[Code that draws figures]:
▬▬▬

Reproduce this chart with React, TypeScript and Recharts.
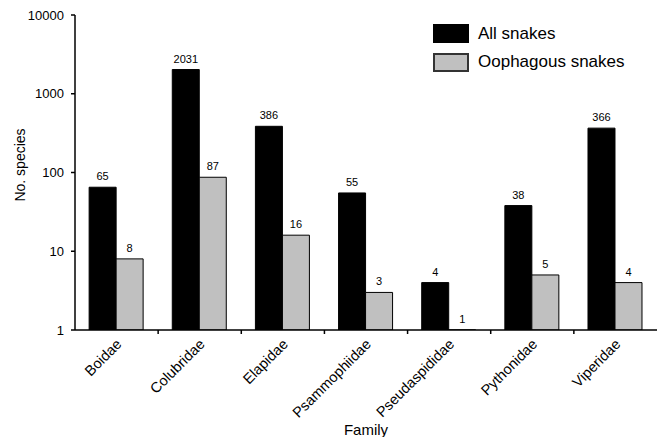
import { Bar, BarChart, LabelList, XAxis, YAxis } from 'recharts'

const FAMILIES = [
  'Boidae',
  'Colubridae',
  'Elapidae',
  'Psammophiidae',
  'Pseudaspididae',
  'Pythonidae',
  'Viperidae',
]
const ALL_SNAKES = [65, 2031, 386, 55, 4, 38, 366]
const OOPHAGOUS = [8, 87, 16, 3, 1, 5, 4]
const Y_TICKS = [1, 10, 100, 1000, 10000]

const FONT = '"Liberation Sans", Arial, Helvetica, sans-serif'
const W = 658
const H = 437
const Y_AXIS_W = 75
const RIGHT = 1
const BAND = (W - Y_AXIS_W - RIGHT) / FAMILIES.length

const data = FAMILIES.map((family, i) => ({
  family,
  all: ALL_SNAKES[i],
  oo: OOPHAGOUS[i],
}))

interface TickProps {
  x?: number
  y?: number
  index?: number
  payload?: { value: string }
}

function FamilyTick({ x = 0, y = 0, index = 0, payload }: TickProps) {
  const tx = x + 6
  const ty = y + 15
  return (
    <g>
      {index < FAMILIES.length - 1 && (
        <line x1={x + BAND / 2} x2={x + BAND / 2} y1={y} y2={y + 4} stroke="#000" strokeWidth={1.5} />
      )}
      <text
        x={tx}
        y={ty}
        textAnchor="end"
        transform={`rotate(-45, ${tx}, ${ty})`}
        fontSize={14.5}
        fontFamily={FONT}
        fill="#000"
      >
        {payload?.value}
      </text>
    </g>
  )
}

interface ValueLabelProps {
  x?: number | string
  y?: number | string
  width?: number | string
  value?: number | string
}

// number printed above each bar
function ValueLabel({ x = 0, y = 0, width = 0, value }: ValueLabelProps) {
  const cx = Number(x) + Number(width) / 2
  return (
    <text x={cx} y={Number(y) - 7} textAnchor="middle" fontSize={11} fontFamily={FONT} fill="#000">
      {value}
    </text>
  )
}

function LegendBox() {
  const rows = [
    { label: 'All snakes', bg: '#000', border: '1px solid #000' },
    { label: 'Oophagous snakes', bg: '#C0C0C0', border: '2px solid #333' },
  ]
  return (
    <div
      style={{
        position: 'absolute',
        left: 433,
        top: 19.5,
        fontFamily: FONT,
        fontSize: 17,
        color: '#000',
      }}
    >
      {rows.map((r) => (
        <div key={r.label} style={{ display: 'flex', alignItems: 'center', height: 28.5 }}>
          <span
            style={{
              display: 'inline-block',
              width: 36,
              height: 19,
              boxSizing: 'border-box',
              background: r.bg,
              border: r.border,
            }}
          />
          <span style={{ marginLeft: 9, whiteSpace: 'nowrap' }}>{r.label}</span>
        </div>
      ))}
    </div>
  )
}

export default function App() {
  return (
    <div style={{ position: 'absolute', left: 0, top: 0, width: W, height: H, background: '#fff' }}>
      <BarChart
        width={W}
        height={H}
        data={data}
        margin={{ top: 15, right: RIGHT, left: 0, bottom: 0 }}
        barCategoryGap="17%"
        barGap={0}
      >
        <XAxis
          dataKey="family"
          height={107}
          interval={0}
          tickLine={false}
          tickSize={0}
          tickMargin={0}
          axisLine={{ stroke: '#000', strokeWidth: 1.5 }}
          tick={<FamilyTick />}
          label={{
            content: () => (
              <text x={Y_AXIS_W + (W - Y_AXIS_W - RIGHT) / 2} y={435} textAnchor="middle" fontSize={15} fontFamily={FONT} fill="#000">
                Family
              </text>
            ),
          }}
        />
        <YAxis
          scale="log"
          domain={[1, 10000]}
          ticks={Y_TICKS}
          allowDataOverflow
          width={Y_AXIS_W}
          tickSize={4}
          tickMargin={7}
          axisLine={{ stroke: '#000', strokeWidth: 1.5 }}
          tickLine={{ stroke: '#000', strokeWidth: 1.5 }}
          tick={{ fill: '#000', fontSize: 13, fontFamily: FONT }}
          label={{
            content: () => (
              <text x={25} y={165} textAnchor="middle" transform="rotate(-90, 25, 165)" fontSize={14} fontFamily={FONT} fill="#000">
                No. species
              </text>
            ),
          }}
        />
        <Bar dataKey="all" fill="#000" stroke="#000" strokeWidth={1} isAnimationActive={false}>
          <LabelList dataKey="all" content={<ValueLabel />} />
        </Bar>
        <Bar
          dataKey="oo"
          fill="#C0C0C0"
          stroke="#000"
          strokeWidth={1}
          minPointSize={0.01}
          isAnimationActive={false}
        >
          <LabelList dataKey="oo" content={<ValueLabel />} />
        </Bar>
      </BarChart>
      <LegendBox />
    </div>
  )
}
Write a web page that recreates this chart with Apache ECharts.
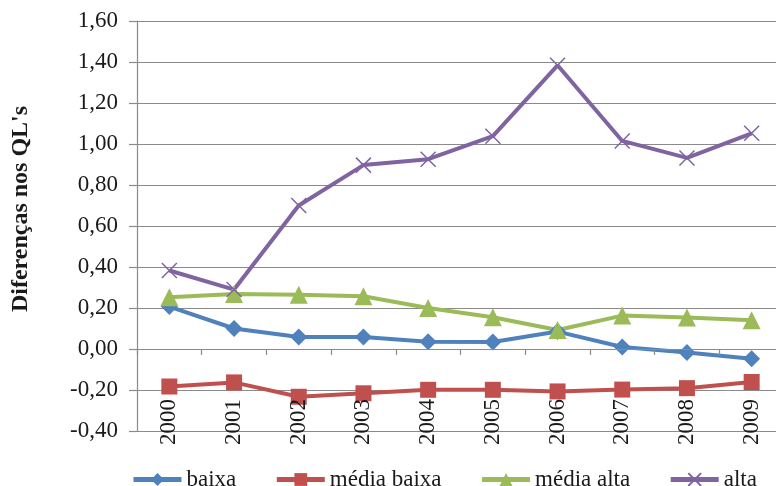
<!DOCTYPE html>
<html>
<head>
<meta charset="utf-8">
<script src="https://cdn.jsdelivr.net/npm/echarts@6/dist/echarts.min.js"></script>
<style>
html,body{margin:0;padding:0;background:#fff;}
#chart{width:776px;height:486px;}
</style>
</head>
<body>
<div id="chart"></div>
<script>
var categories = ['2000','2001','2002','2003','2004','2005','2006','2007','2008','2009'];
var baixa      = [0.207, 0.100, 0.059, 0.059, 0.035, 0.034, 0.085, 0.010, -0.017, -0.048];
var mediaBaixa = [-0.183, -0.163, -0.233, -0.216, -0.199, -0.199, -0.207, -0.198, -0.191, -0.161];
var mediaAlta  = [0.252, 0.268, 0.265, 0.257, 0.200, 0.155, 0.093, 0.163, 0.154, 0.140];
var alta       = [0.383, 0.290, 0.700, 0.897, 0.926, 1.038, 1.384, 1.015, 0.932, 1.052];
var seriesNames = ['baixa', 'média baixa', 'média alta', 'alta'];
var yAxisTitle = "Diferenças nos QL's";

var FONT = 'Liberation Serif';
var TEXT = '#1a1a1a';
var GRAY = '#8a8a8a';

function mk(name, data, color, symbol, size, extra) {
  var s = {
    name: name, type: 'line', data: data,
    symbol: symbol, symbolSize: size,
    lineStyle: { color: color, width: 4 },
    itemStyle: { color: color },
    emphasis: { disabled: true },
    animation: false
  };
  if (extra) { for (var k in extra) s[k] = extra[k]; }
  return s;
}

var chart = echarts.init(document.getElementById('chart'), null, { renderer: 'canvas' });
chart.setOption({
  backgroundColor: '#ffffff',
  animation: false,
  grid: { left: 137, right: -8, top: 21, bottom: 55, containLabel: false, outerBoundsMode: 'none' },
  legend: {
    left: 126, top: 463,
    itemWidth: 48, itemHeight: 16, itemGap: 38,
    lineStyle: { width: 5 },
    textStyle: { fontFamily: FONT, fontSize: 23, color: TEXT },
    data: seriesNames
  },
  xAxis: {
    type: 'category', data: categories, boundaryGap: true, z: 10,
    axisLine: { onZero: true, lineStyle: { color: GRAY, width: 1.2 } },
    axisTick: { show: true, length: 6, lineStyle: { color: GRAY, width: 1.2 } },
    axisLabel: { rotate: 90, margin: -32, fontFamily: FONT, fontSize: 23, color: TEXT }
  },
  yAxis: {
    type: 'value', min: -0.4, max: 1.6, interval: 0.2,
    name: yAxisTitle, nameLocation: 'middle', nameGap: 104, nameRotate: 90,
    nameTextStyle: { fontFamily: FONT, fontSize: 24, fontWeight: 'bold', color: TEXT, padding: [0, 0, 0, 34] },
    axisLine: { show: true, lineStyle: { color: GRAY, width: 1.2 } },
    axisTick: { show: true, length: 8, lineStyle: { color: GRAY, width: 1.2 } },
    splitLine: { show: true, lineStyle: { color: GRAY, width: 1.2 } },
    axisLabel: {
      margin: 19, fontFamily: FONT, fontSize: 23, color: TEXT,
      formatter: function (v) { return v.toFixed(2).replace('.', ','); }
    }
  },
  series: [
    mk(seriesNames[0], baixa, '#4F81BD', 'diamond', 17),
    mk(seriesNames[1], mediaBaixa, '#C0504D', 'rect', 16),
    mk(seriesNames[2], mediaAlta, '#9BBB59', 'triangle', 18),
    mk(seriesNames[3], alta, '#8064A2', 'path://M0,0L10,10M10,0L0,10', 15, {
      itemStyle: { color: '#8064A2', borderColor: '#8064A2', borderWidth: 1.5 }
    })
  ]
});
</script>
</body>
</html>
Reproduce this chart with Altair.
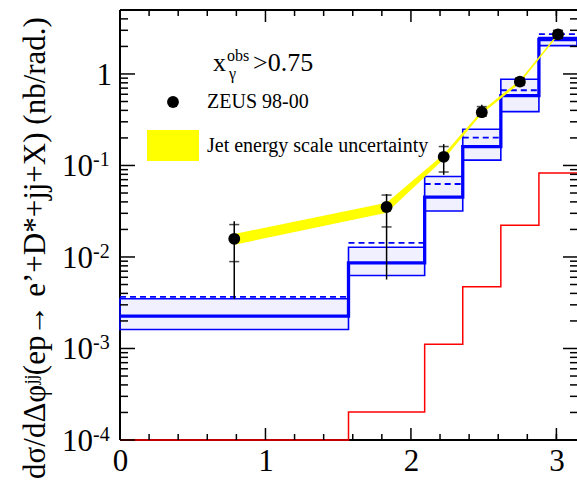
import math
import pandas as pd
import altair as alt

F = "'Liberation Serif', 'Times New Roman', Times, 'DejaVu Serif', serif"

# bin edges in delta-phi (rad)
edges = [0.0, math.pi / 2, 2 * math.pi / 3, 3 * math.pi / 4, 5 * math.pi / 6, 11 * math.pi / 12, math.pi]

# NLO prediction (thick blue), its uncertainty band (hatched boxes), dashed alternative
nlo_central = [0.00226, 0.00863, 0.0452, 0.161, 0.580, 2.38]
nlo_up = [0.00349, 0.01276, 0.0759, 0.249, 0.875, 2.50]
nlo_down = [0.001615, 0.00627, 0.0318, 0.1145, 0.388, 2.04]
dashed_vals = [0.00367, 0.01425, 0.0627, 0.202, 0.664, 2.73]
# red histogram
red_vals = [0.0001, 0.000202, 0.00111, 0.00472, 0.0222, 0.0826]

# ZEUS 98-00 data
data_y = [0.0158, 0.0352, 0.1244, 0.382, 0.824, 2.71]
stat_lo = [0.0089, 0.0213, 0.0848, 0.345, 0.75, 2.45]
stat_hi = [0.0226, 0.0475, 0.161, 0.44, 0.90, 3.0]
tot_lo = [0.00349, 0.00567, 0.079, 0.33, 0.74, 2.40]
tot_hi = [0.0246, 0.0488, 0.171, 0.46, 0.91, 3.05]
# jet energy scale uncertainty band
band_lo = [0.0136, 0.0305, 0.117, 0.368, 0.792, 2.64]
band_hi = [0.0178, 0.0392, 0.1325, 0.397, 0.855, 2.78]

# axis tick values
x_major = [0, 1, 2, 3]
x_minor = [0.2, 0.4, 0.6, 0.8, 1.2, 1.4, 1.6, 1.8, 2.2, 2.4, 2.6, 2.8, 3.0]
y_major = [1e-4, 1e-3, 1e-2, 1e-1, 1.0]
y_minor = [k * 10.0 ** e for e in [-4, -3, -2, -1] for k in range(2, 10)] + [2.0, 3.0, 4.0]
y_lab_vals = [1e-4, 1e-3, 1e-2, 1e-1]
y_lab_exp = ["-4", "-3", "-2", "-1"]

W, H = 457, 430

lo = edges[:-1]
hi = edges[1:]
centers = [(a + b) / 2 for a, b in zip(lo, hi)]

bins = pd.DataFrame({"lo": lo, "hi": hi, "c": nlo_central, "up": nlo_up,
                     "down": nlo_down, "dash": dashed_vals})
step = pd.DataFrame({"x": edges, "c": nlo_central + [nlo_central[-1]],
                     "red": red_vals + [red_vals[-1]]})
pts = pd.DataFrame({"x": centers, "y": data_y, "slo": stat_lo, "shi": stat_hi,
                    "tlo": tot_lo, "thi": tot_hi, "blo": band_lo, "bhi": band_hi})
stat_ticks = pd.DataFrame({"x": centers + centers, "y": stat_lo + stat_hi})

xs = alt.Scale(domain=[0, math.pi], nice=False, zero=False)
ys = alt.Scale(type="log", domain=[1e-4, 5], nice=False)
xaxis = alt.Axis(values=x_major, format="d", ticks=False, tickSize=0, domain=False, grid=False,
                 labelFont=F, labelFontSize=31, labelColor="black", labelPadding=6,
                 labelFlush=False, labelOverlap=False, labelBound=False, title=None)

def X(f):
    return alt.X(f, scale=xs, axis=xaxis)

def Y(f):
    return alt.Y(f, scale=ys, axis=None)

BLUE = "#0000ff"

# frame (left, top, bottom)
one_row = pd.DataFrame({"k": [0]})
frame = alt.layer(
    alt.Chart(one_row).mark_rule(color="black", strokeWidth=2).encode(x=alt.value(0), y=alt.value(0), y2=alt.value(H)),
    alt.Chart(one_row).mark_rule(color="black", strokeWidth=2).encode(x=alt.value(0), x2=alt.value(W), y=alt.value(0)),
    alt.Chart(one_row).mark_rule(color="black", strokeWidth=2).encode(x=alt.value(0), x2=alt.value(W), y=alt.value(H)),
)

boxes = alt.Chart(bins).mark_rect(fill=BLUE, fillOpacity=0.06, stroke=BLUE, strokeWidth=1.6).encode(
    x=X("lo:Q"), x2="hi:Q", y=Y("down:Q"), y2="up:Q")
dashed = alt.Chart(bins).mark_rule(color=BLUE, strokeWidth=1.8, strokeDash=[6, 4]).encode(
    x=X("lo:Q"), x2="hi:Q", y=Y("dash:Q"))
red = alt.Chart(step).mark_line(color="#ff0000", strokeWidth=1.5, interpolate="step-after").encode(
    x=X("x:Q"), y=Y("red:Q"))
central = alt.Chart(step).mark_line(color=BLUE, strokeWidth=3.3, interpolate="step-after").encode(
    x=X("x:Q"), y=Y("c:Q"))
band = alt.Chart(pts).mark_area(color="#ffff00", opacity=1).encode(
    x=X("x:Q"), y=Y("blo:Q"), y2="bhi:Q")
err = alt.Chart(pts).mark_rule(color="black", strokeWidth=1.5).encode(
    x=X("x:Q"), y=Y("tlo:Q"), y2="thi:Q")
sticks = alt.Chart(stat_ticks).mark_tick(color="black", orient="horizontal", size=10, thickness=1.5).encode(
    x=X("x:Q"), y=Y("y:Q"))
points = alt.Chart(pts).mark_circle(color="black", size=140, opacity=1).encode(
    x=X("x:Q"), y=Y("y:Q"))

# inward ticks
ymaj = pd.DataFrame({"v": y_major})
ymin = pd.DataFrame({"v": y_minor})
xmaj = pd.DataFrame({"v": x_major})
xmin = pd.DataFrame({"v": x_minor})
tk = dict(color="black", strokeWidth=1.5)
ticks = alt.layer(
    alt.Chart(ymaj).mark_rule(**tk).encode(y=Y("v:Q"), x=alt.value(0), x2=alt.value(15)),
    alt.Chart(ymin).mark_rule(**tk).encode(y=Y("v:Q"), x=alt.value(0), x2=alt.value(8)),
    alt.Chart(ymaj).mark_rule(**tk).encode(y=Y("v:Q"), x=alt.value(W - 14), x2=alt.value(W)),
    alt.Chart(ymin).mark_rule(**tk).encode(y=Y("v:Q"), x=alt.value(W - 7), x2=alt.value(W)),
    alt.Chart(xmaj).mark_rule(**tk).encode(x=X("v:Q"), y=alt.value(H), y2=alt.value(H - 12)),
    alt.Chart(xmin).mark_rule(**tk).encode(x=X("v:Q"), y=alt.value(H), y2=alt.value(H - 6)),
    alt.Chart(xmaj).mark_rule(**tk).encode(x=X("v:Q"), y=alt.value(0), y2=alt.value(12)),
    alt.Chart(xmin).mark_rule(**tk).encode(x=X("v:Q"), y=alt.value(0), y2=alt.value(6)),
)

# y tick labels 10^n
ylab = pd.DataFrame({"v": y_lab_vals, "e": y_lab_exp})
ten = alt.Chart(ylab).mark_text(text="10", align="right", baseline="alphabetic", font=F,
                                fontSize=31, dy=11, color="black").encode(x=alt.value(-27), y=Y("v:Q"))
expo = alt.Chart(ylab).mark_text(align="left", baseline="alphabetic", font=F, fontSize=20,
                                 dy=1, color="black").encode(x=alt.value(-27), y=Y("v:Q"), text="e:N")
one = alt.Chart(pd.DataFrame({"v": [1.0], "t": ["1"]})).mark_text(
    align="right", baseline="alphabetic", font=F, fontSize=31, dy=11, color="black").encode(
    x=alt.value(-8), y=Y("v:Q"), text="t:N")

# y title
ytitle = alt.Chart(one_row).mark_text(
    text="dσ/dΔφʲʲ(ep→ e’+D*+jj+X) (nb/rad.)", angle=270, align="center",
    baseline="alphabetic", font=F, fontSize=31, color="black").encode(
    x=alt.value(-75), y=alt.value(238))

# legend / labels
def txt(t, x, y, size, **kw):
    return alt.Chart(one_row).mark_text(text=t, align="left", baseline="alphabetic",
                                        font=F, fontSize=size, color="black", **kw).encode(
        x=alt.value(x), y=alt.value(y))

leg = alt.layer(
    txt("x", 93, 61, 26),
    txt("γ", 109, 69, 16),
    txt("obs", 107, 51, 16),
    txt(">0.75", 133, 61, 26),
    alt.Chart(one_row).mark_circle(color="black", size=140, opacity=1).encode(x=alt.value(53), y=alt.value(92)),
    txt("ZEUS 98-00", 87, 98, 20),
    alt.Chart(one_row).mark_rect(color="#ffff00").encode(
        x=alt.value(27), x2=alt.value(79), y=alt.value(120), y2=alt.value(151)),
    txt("Jet energy scale uncertainty", 87, 142, 20),
)

chart = alt.layer(
    frame, boxes, red, dashed, central, band, err, sticks, points,
    ticks, ten, expo, one, ytitle, leg
).properties(
    width=W, height=H,
    autosize=alt.AutoSizeParams(type="none"),
    padding={"left": 120, "top": 10, "right": 0, "bottom": 46},
).configure_view(stroke=None).configure(background="white")

chart.save("out.html", embed_options={"renderer": "svg", "actions": False})
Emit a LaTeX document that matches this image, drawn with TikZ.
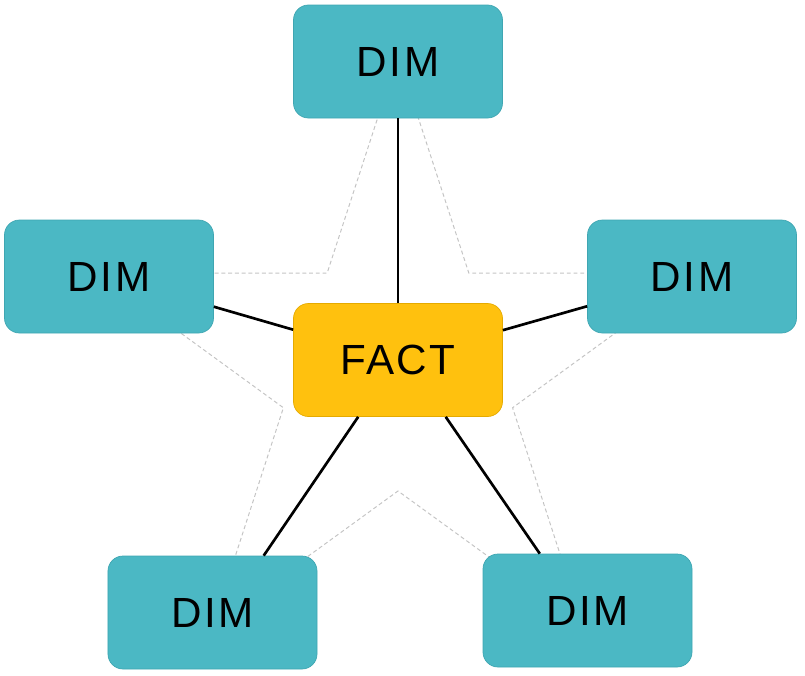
\documentclass[tikz,border=0pt]{standalone}
\usepackage{fontspec}
\setmainfont{Liberation Sans}[LetterSpace=6]
\usepackage{tikz}

\definecolor{dimteal}{HTML}{4BB8C4}
\definecolor{dimedge}{HTML}{3FA6B2}
\definecolor{factgold}{HTML}{FFC10E}
\definecolor{factedge}{HTML}{E5AA00}
\definecolor{stargray}{HTML}{C4C4C4}

\tikzset{
  table/.style={rounded corners=0.375cm,minimum width=5.225cm,minimum height=2.825cm,
    inner sep=0pt,font=\fontsize{30}{36}\selectfont,line width=0.5pt},
  dimtable/.style={table,fill=dimteal,draw=dimedge},
  facttable/.style={table,fill=factgold,draw=factedge},
  link/.style={line width=1.9pt,black},
  starline/.style={stargray,line width=0.7pt,dash pattern=on 2.8pt off 2pt}
}

\begin{document}
\begin{tikzpicture}
  \useasboundingbox (-9.95,-7.6125) rectangle (10.175,9.2625);
  % star behind the tables
  \draw[starline] (90:7.875)
    \foreach \a in {126,198,270,342,54} {
      -- (\a:3.0125) -- (\a+36:7.875)
    } -- cycle;

  \node[facttable] (fact) at (0,0.2625) {FACT};
  \node[dimtable] (dimtop) at (0,7.725) {DIM};
  \node[dimtable] (dimleft) at (-7.225,2.35) {DIM};
  \node[dimtable] (dimright) at (7.35,2.35) {DIM};
  \node[dimtable] (dimbl) at (-4.6375,-6.05) {DIM};
  \node[dimtable] (dimbr) at (4.7375,-6.0) {DIM};

  % links from the fact table
  \foreach \d in {dimtop,dimleft,dimright} {
      \draw[link] (fact) -- (\d);
  }
  \draw[link] (fact.235) -- (dimbl.48);
  \draw[link] (fact.310) -- (dimbr.130);
\end{tikzpicture}
\end{document}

▬▬▬

[WRITTEN REQUEST]:
Write out exactly the opening lines of the data, stopping after the line that holds "LabelList, XAxis, YAxis". Exclude pictures.

[REPLY]:
Reproduce this chart with React, TypeScript and Recharts.
import { Bar, BarChart, LabelList, XAxis, YAxis } from 'recharts'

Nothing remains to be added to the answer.